# Help Iding Lathe



## JPigg55 (Apr 28, 2016)

This lathe coming up for auction in a couple weeks.
Auction service just lists it as 4" lathe.
I'm not familiar enough with Clausing lathes to ID from picture.


----------



## Silverbullet (Apr 28, 2016)

Nice machine, from what I read they have some problems with the variable speed set up , and they are a bit noisy to run. Now if I found it for sale reasonable I'd buy it in a heartbeat, they are in my opinion a great machine. I think most problems are caused by the owners who don't take care of there equipment. I hope your able to get it , the lathe looks to be at least a 10 to 12" swing , there 4" must be over the the compound on the cross slide. Yupp if you can buy it I don't think you'll be sorry , heck if you don't like it ship it to me and I'll try not to like it too.


----------



## hvontres (Apr 28, 2016)

That looks like a Clausing 5900 series.  It has a variable speed drive similar to a 2J bridgeport, but it uses hydraulics to actuate the pulleys. From the picture it looks to be in pretty good shape and all of the basics seem to be there. I have had pretty good luck getting factory parts for my old Clausing when I could not souce used parts. All in all it looks like a nice lathe. Actually, I think the 4" might refer to the size of the chuck  One thing about these is that they have a L00 Taper spindle, which is not quite as common as some of the others. But you can still get backplates and used chucks to come up on e-bay now and then.
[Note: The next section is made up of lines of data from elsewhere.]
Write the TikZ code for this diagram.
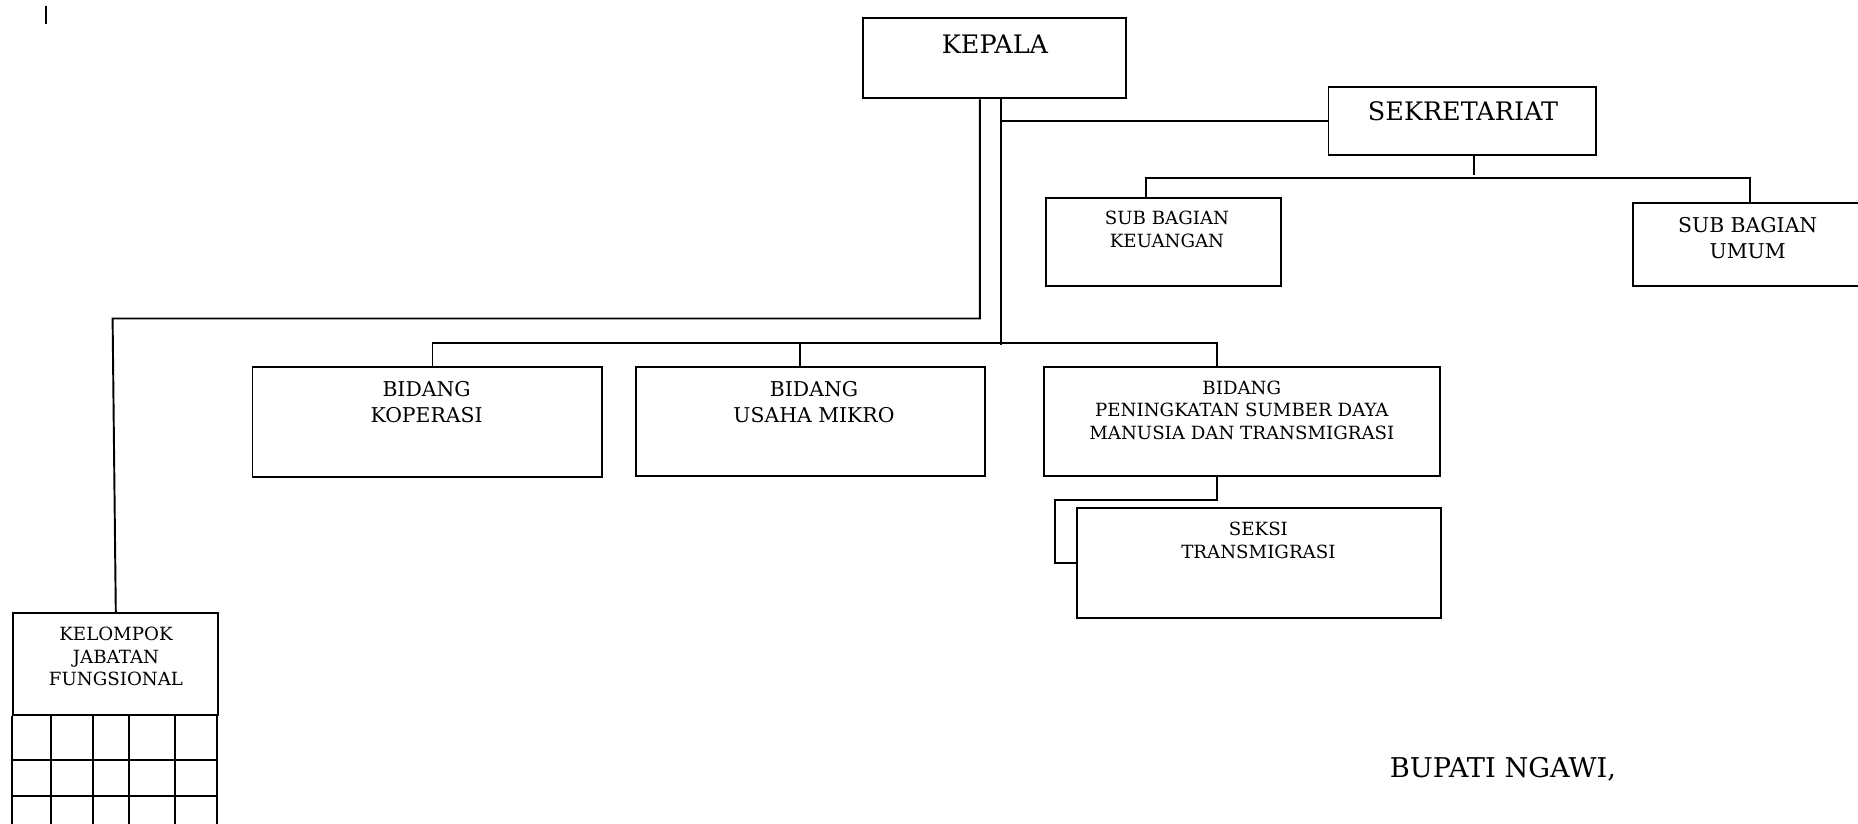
\documentclass[tikz,border=0pt]{standalone}
\usepackage{fontspec}
\setmainfont{DejaVu Serif}
\usetikzlibrary{calc}

\begin{document}
\begin{tikzpicture}[x=0.02cm, y=-0.02cm,
		unit/.style={draw, line width=1.1pt, inner sep=0pt},
		txt/.style={inner sep=0pt, align=center, font=\fontsize{10.35}{12.8}\selectfont},
		txtmid/.style={txt, font=\fontsize{11.6}{14.4}\selectfont},
		txtbig/.style={txt, font=\fontsize{14.5}{17}\selectfont},
		link/.style={line width=1.1pt}]
		
		\useasboundingbox (0,0) rectangle (1858,823);
		\clip (0,0) rectangle (1858,823);
		
		\coordinate (mark) at (46,6);
		\draw[link] (mark) -- ++(0,18);
		
		% boxes
		\node (kepala) at (994.2,58.1) [unit, minimum width=5.26cm, minimum height=1.61cm] {};
		\node (sekre) at (1462.2,120.9) [unit, minimum width=5.35cm, minimum height=1.37cm] {};
		\node (keu) at (1163.6,241.8) [unit, minimum width=4.69cm, minimum height=1.75cm] {};
		\node (umum) at (1747.4,244.1) [unit, minimum width=4.58cm, minimum height=1.66cm] {};
		\node (kop) at (427.2,422.4) [unit, minimum width=6.99cm, minimum height=2.20cm] {};
		\node (usaha) at (810.5,421.8) [unit, minimum width=6.97cm, minimum height=2.18cm] {};
		\node (psdm) at (1241.8,421.8) [unit, minimum width=7.92cm, minimum height=2.18cm] {};
		\node (seksi) at (1259,563.4) [unit, minimum width=7.28cm, minimum height=2.20cm] {};
		\node (kjf) at (115.8,664) [unit, minimum width=4.10cm, minimum height=2.04cm] {};
		
		% texts
		\node (kepala-t) at (995,43.8) [txtbig] {KEPALA};
		\node (sekre-t) at (1463,111.4) [txtbig] {SEKRETARIAT};
		\node (keu-t) at (1167,229.3) [txt] {SUB BAGIAN\\KEUANGAN};
		\node (umum-t) at (1747.7,238) [txtmid] {SUB BAGIAN\\UMUM};
		\node (kop-t) at (426.6,402) [txtmid] {BIDANG\\KOPERASI};
		\node (usaha-t) at (814,402) [txtmid] {BIDANG\\USAHA MIKRO};
		\node (psdm-t) at (1241.8,410) [txt] {BIDANG\\PENINGKATAN SUMBER DAYA\\MANUSIA DAN TRANSMIGRASI};
		\node (seksi-t) at (1258.4,540.3) [txt] {SEKSI\\TRANSMIGRASI};
		\node (kjf-t) at (116,656.5) [txt] {KELOMPOK\\JABATAN\\FUNGSIONAL};
		\node (bupati) at (1503,769) [txtbig, font=\fontsize{15.5}{18}\selectfont] {BUPATI NGAWI,};
		
		% lines from kepala
		\draw[link] ($(kepala.south)+(7,0)$) |- (sekre.west);
		\draw[link] ($(kepala.south)+(7,0)$) -- ++(0,245.3);
		\draw[link] ($(kepala.south)+(-14.3,0)$) -- ++(0,219.2) -- ++(-867.3,0) -- (kjf.north);
		
		% bidang
		\draw[link] ($(kop.north)+(5.3,0)$) -- ++(0,-23.7) -| ($(psdm.north)+(-24.9,0)$);
		\draw[link] ($(usaha.north)+(-10.7,0)$) -- ++(0,-23.7);
		
		% sekretariat
		\draw[link] ($(sekre.south)+(11.8,0)$) -- ++(0,19);
		\draw[link] ($(keu.north)+(-17.8,0)$) -- ++(0,-18.9) -| ($(umum.north)+(2.7,0)$);
		
		% seksi
		\draw[link] ($(psdm.south)+(-24.9,0)$) -- ++(0,22.5) -- ++(-162.3,0) |- (seksi.west);
		
		% grid under kelompok
		\foreach \gx in {0,38.7,80.3,116.7,162.4,205} {
			\draw[link] ($(kjf.south west)+(\gx,0)$) -- ++(0,125);
		}
		\foreach \gy in {44,80} {
			\draw[link] ($(kjf.south west)+(0,\gy)$) -- ++(205,0);
		}
		
	\end{tikzpicture}
\end{document}
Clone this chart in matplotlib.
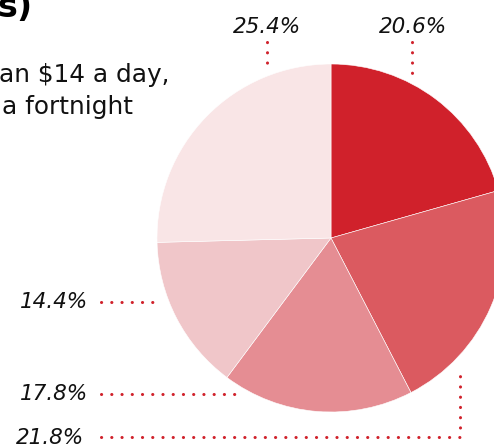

The other kind of oddball thing is that the spindle has a Morse 4-1/2 taper, which is also not very common. I found a reasonable  MT 4-1/2 to MT 3 sleeve, but I am still looking for a 5C nose piece.


----------



## JPigg55 (Apr 28, 2016)

Thanks for the info.
Auction companies around here, I've found, aren't very knowledgable about machine tools or accessories. I think they probably meant 4' lathe, but who knows.
Figured I'd go to the auction since  it's close. Might go cheap or there may be other accessories worth buying.
Small auctioneer company with not much listed usually means low turn-out and good deals.


----------



## JPigg55 (May 22, 2016)

Went to the auction yesterday. Turns out it was a model 5914 12" lathe.
Came with 3 & 4 jaw chucks, QCTP, one dead center, and box full of drills & reamers.
Went for $2300 and pretty sure buyer would have gone higher.
It looked to be in great condition, but was not hooked up to power to be able to run it.
Some parts were off of it, but there so think it was complete.


----------